▸ **Exercise details**
Tally every line of the listing below that holds "with", then give the tally alone.

------------

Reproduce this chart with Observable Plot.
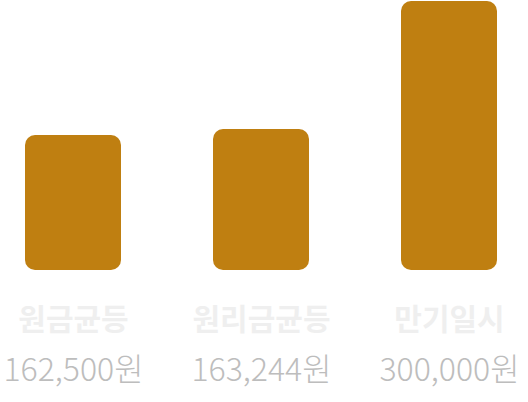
<!DOCTYPE html>
<html><head><meta charset="utf-8">
<script src="https://cdn.jsdelivr.net/npm/d3@7"></script>
<script src="https://cdn.jsdelivr.net/npm/@observablehq/plot@0.6"></script>
<style>
html,body{margin:0;padding:0;background:#fff;}
svg{display:block;}
</style>
</head><body>
<div id="chart"></div>
<script>
const categories = ["원금균등", "원리금균등", "만기일시"];
const amounts = [162500, 163244, 300000];
const amountLabels = ["162,500원", "163,244원", "300,000원"];
// bar length as drawn, percent of tallest bar
const barShare = [50.2, 52.4, 100];

const data = categories.map((c, i) => ({
  category: c, amount: amounts[i], label: amountLabels[i], share: barShare[i]
}));

const chart = Plot.plot({
  width: 528,
  height: 402,
  marginLeft: 24,
  marginRight: 30,
  marginTop: 1,
  marginBottom: 132,
  style: {fontFamily: "'Noto Sans CJK KR', 'Noto Sans', sans-serif", background: "#fff"},
  x: {domain: categories, paddingInner: 0.492, paddingOuter: 0, axis: null},
  y: {domain: [0, 100], axis: null},
  marks: [
    Plot.barY(data, {x: "category", y: "share", fill: "#bf7f11", rx: 10}),
    Plot.text(data, {x: "category", text: "category", frameAnchor: "bottom", dy: 50, lineAnchor: "middle",
      fontSize: 30, fontWeight: "bold", fill: "#efefef"}),
    Plot.text(data, {x: "category", text: "label", frameAnchor: "bottom", dy: 100, lineAnchor: "middle",
      fontSize: 32, fontWeight: 300, fill: "#bdbdbd"})
  ]
});
document.getElementById("chart").appendChild(chart);
</script>
</body></html>
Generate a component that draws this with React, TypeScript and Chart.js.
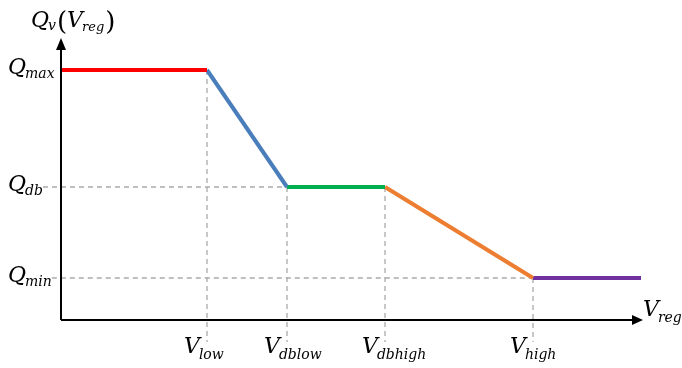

------------

▸ **Result for this task**
2